-- start of Dataset excerpt --

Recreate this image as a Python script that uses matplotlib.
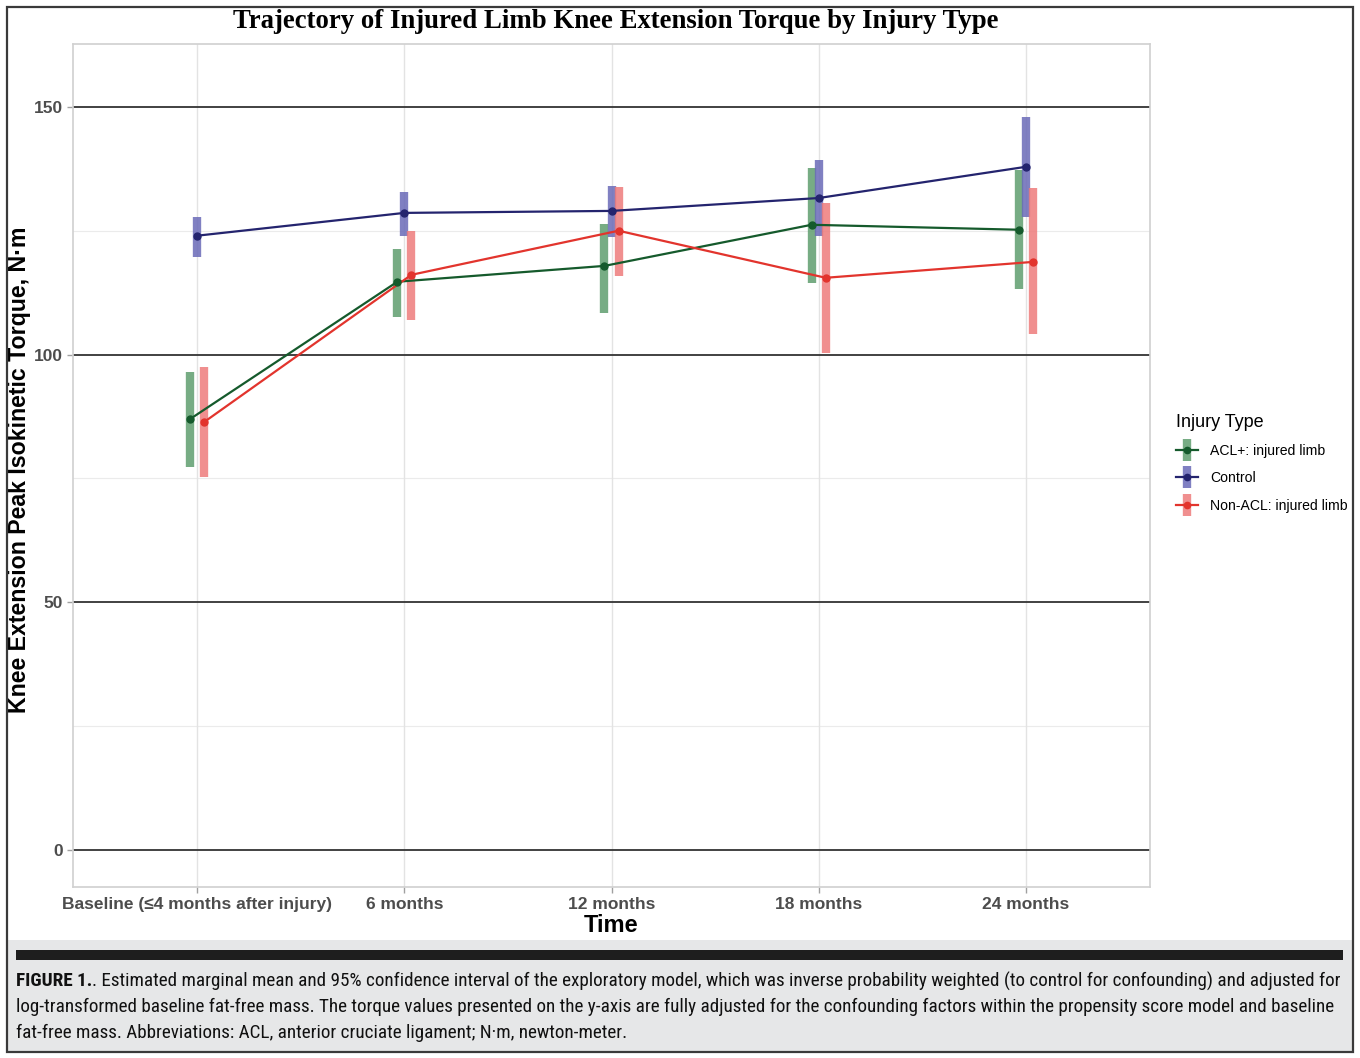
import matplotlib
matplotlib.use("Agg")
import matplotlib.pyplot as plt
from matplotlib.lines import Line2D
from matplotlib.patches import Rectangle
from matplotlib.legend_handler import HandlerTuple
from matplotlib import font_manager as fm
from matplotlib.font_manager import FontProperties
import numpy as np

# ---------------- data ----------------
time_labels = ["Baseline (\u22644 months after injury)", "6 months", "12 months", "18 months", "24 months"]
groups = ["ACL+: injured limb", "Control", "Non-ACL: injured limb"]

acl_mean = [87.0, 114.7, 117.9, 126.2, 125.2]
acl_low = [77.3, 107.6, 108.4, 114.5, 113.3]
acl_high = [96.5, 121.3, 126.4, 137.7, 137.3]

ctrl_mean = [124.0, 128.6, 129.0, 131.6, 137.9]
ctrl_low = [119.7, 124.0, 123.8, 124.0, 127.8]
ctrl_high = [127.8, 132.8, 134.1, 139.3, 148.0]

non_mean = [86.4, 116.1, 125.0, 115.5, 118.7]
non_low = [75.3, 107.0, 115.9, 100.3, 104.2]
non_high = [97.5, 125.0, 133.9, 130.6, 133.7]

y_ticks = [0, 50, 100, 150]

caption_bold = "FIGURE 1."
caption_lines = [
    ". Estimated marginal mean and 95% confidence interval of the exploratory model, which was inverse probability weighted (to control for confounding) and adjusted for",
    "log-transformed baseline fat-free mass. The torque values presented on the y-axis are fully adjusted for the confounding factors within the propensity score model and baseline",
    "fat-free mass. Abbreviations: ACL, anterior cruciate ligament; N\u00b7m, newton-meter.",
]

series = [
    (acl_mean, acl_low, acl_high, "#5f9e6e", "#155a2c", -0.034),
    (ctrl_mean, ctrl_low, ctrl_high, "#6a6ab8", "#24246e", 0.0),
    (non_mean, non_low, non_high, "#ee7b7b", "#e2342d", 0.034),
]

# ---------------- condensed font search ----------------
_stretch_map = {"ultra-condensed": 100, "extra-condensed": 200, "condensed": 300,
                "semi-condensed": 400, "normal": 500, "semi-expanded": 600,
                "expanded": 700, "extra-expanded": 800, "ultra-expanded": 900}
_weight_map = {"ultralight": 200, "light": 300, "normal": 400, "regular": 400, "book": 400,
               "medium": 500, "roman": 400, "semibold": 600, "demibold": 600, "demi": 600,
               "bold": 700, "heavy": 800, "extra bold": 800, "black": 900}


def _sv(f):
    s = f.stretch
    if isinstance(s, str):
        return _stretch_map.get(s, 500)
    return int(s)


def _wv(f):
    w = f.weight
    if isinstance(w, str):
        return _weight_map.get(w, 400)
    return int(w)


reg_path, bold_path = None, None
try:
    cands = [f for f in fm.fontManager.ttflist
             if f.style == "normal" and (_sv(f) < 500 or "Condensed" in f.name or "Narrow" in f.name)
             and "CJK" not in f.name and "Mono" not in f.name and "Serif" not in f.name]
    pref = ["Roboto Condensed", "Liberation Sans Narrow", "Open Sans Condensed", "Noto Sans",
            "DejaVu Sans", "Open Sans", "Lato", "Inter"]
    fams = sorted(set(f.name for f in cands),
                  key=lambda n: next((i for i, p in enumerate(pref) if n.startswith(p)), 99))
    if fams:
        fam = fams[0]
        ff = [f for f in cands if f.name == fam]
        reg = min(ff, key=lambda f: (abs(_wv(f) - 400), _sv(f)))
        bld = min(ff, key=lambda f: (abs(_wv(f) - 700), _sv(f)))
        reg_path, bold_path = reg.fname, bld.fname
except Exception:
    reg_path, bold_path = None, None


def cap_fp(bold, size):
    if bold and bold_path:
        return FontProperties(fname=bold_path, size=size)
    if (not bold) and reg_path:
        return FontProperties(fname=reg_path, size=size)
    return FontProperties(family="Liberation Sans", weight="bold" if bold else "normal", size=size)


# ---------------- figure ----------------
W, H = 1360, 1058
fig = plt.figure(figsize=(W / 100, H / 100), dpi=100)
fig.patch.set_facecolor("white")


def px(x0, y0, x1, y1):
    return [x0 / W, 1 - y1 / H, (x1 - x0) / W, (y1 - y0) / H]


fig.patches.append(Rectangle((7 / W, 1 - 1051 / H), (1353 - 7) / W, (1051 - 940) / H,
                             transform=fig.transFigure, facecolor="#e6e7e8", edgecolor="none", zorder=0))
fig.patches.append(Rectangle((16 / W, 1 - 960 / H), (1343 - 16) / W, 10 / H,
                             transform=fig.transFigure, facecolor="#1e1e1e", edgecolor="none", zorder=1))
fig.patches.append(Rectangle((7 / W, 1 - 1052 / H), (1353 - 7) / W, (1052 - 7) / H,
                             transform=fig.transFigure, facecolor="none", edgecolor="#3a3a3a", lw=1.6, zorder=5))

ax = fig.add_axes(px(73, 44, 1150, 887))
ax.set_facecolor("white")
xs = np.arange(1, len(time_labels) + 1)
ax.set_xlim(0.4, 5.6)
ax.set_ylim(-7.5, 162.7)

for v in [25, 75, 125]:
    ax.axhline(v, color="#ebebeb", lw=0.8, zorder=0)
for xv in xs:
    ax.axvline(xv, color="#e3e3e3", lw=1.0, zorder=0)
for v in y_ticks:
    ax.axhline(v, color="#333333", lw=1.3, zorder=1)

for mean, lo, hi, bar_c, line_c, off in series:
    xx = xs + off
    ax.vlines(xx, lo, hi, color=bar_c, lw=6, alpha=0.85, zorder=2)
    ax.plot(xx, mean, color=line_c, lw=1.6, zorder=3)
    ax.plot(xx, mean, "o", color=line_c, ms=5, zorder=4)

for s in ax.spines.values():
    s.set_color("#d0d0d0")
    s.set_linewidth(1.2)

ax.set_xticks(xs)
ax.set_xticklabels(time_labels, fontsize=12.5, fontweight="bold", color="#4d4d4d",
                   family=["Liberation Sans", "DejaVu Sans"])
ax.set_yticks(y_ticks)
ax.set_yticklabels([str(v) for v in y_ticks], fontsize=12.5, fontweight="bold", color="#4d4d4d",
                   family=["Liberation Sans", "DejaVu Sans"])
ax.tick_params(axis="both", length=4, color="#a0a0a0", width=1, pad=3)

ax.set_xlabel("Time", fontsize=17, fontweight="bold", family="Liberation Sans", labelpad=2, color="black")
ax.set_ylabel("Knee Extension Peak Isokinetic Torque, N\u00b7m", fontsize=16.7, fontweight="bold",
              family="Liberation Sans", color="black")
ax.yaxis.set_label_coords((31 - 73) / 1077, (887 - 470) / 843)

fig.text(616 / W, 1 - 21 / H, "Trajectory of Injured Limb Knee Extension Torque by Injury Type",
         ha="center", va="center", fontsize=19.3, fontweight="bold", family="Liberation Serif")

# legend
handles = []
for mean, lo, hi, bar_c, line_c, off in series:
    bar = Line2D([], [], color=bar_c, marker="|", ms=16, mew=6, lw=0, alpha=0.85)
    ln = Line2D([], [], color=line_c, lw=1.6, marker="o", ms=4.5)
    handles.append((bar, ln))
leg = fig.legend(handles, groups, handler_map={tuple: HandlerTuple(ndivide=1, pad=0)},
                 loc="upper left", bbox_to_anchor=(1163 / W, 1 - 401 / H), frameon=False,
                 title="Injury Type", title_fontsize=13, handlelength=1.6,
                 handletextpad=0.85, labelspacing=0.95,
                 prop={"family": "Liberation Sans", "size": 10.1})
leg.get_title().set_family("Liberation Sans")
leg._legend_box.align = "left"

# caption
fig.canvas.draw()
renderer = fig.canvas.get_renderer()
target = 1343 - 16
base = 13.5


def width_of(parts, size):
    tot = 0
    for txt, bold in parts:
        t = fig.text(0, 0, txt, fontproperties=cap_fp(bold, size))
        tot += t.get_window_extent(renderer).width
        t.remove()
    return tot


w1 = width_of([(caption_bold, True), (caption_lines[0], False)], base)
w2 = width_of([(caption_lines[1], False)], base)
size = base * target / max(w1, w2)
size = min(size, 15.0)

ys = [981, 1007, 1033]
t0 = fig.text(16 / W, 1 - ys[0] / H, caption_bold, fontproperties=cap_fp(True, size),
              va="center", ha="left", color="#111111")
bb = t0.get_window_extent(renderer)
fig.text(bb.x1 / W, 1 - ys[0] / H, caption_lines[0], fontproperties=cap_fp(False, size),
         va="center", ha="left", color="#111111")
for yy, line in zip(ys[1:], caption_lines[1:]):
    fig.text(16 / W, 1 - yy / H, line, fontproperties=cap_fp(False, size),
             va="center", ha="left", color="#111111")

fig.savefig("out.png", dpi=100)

-- end of Dataset excerpt --

Given instruction | Restate the data word for word from its first line through the line with "y_ticks = [0, 50, 100, 150]", leaving out any picture along the way.

Output of the exercise |
Recreate this image as a Python script that uses matplotlib.
import matplotlib
matplotlib.use("Agg")
import matplotlib.pyplot as plt
from matplotlib.lines import Line2D
from matplotlib.patches import Rectangle
from matplotlib.legend_handler import HandlerTuple
from matplotlib import font_manager as fm
from matplotlib.font_manager import FontProperties
import numpy as np

# ---------------- data ----------------
time_labels = ["Baseline (\u22644 months after injury)", "6 months", "12 months", "18 months", "24 months"]
groups = ["ACL+: injured limb", "Control", "Non-ACL: injured limb"]

acl_mean = [87.0, 114.7, 117.9, 126.2, 125.2]
acl_low = [77.3, 107.6, 108.4, 114.5, 113.3]
acl_high = [96.5, 121.3, 126.4, 137.7, 137.3]

ctrl_mean = [124.0, 128.6, 129.0, 131.6, 137.9]
ctrl_low = [119.7, 124.0, 123.8, 124.0, 127.8]
ctrl_high = [127.8, 132.8, 134.1, 139.3, 148.0]

non_mean = [86.4, 116.1, 125.0, 115.5, 118.7]
non_low = [75.3, 107.0, 115.9, 100.3, 104.2]
non_high = [97.5, 125.0, 133.9, 130.6, 133.7]

y_ticks = [0, 50, 100, 150]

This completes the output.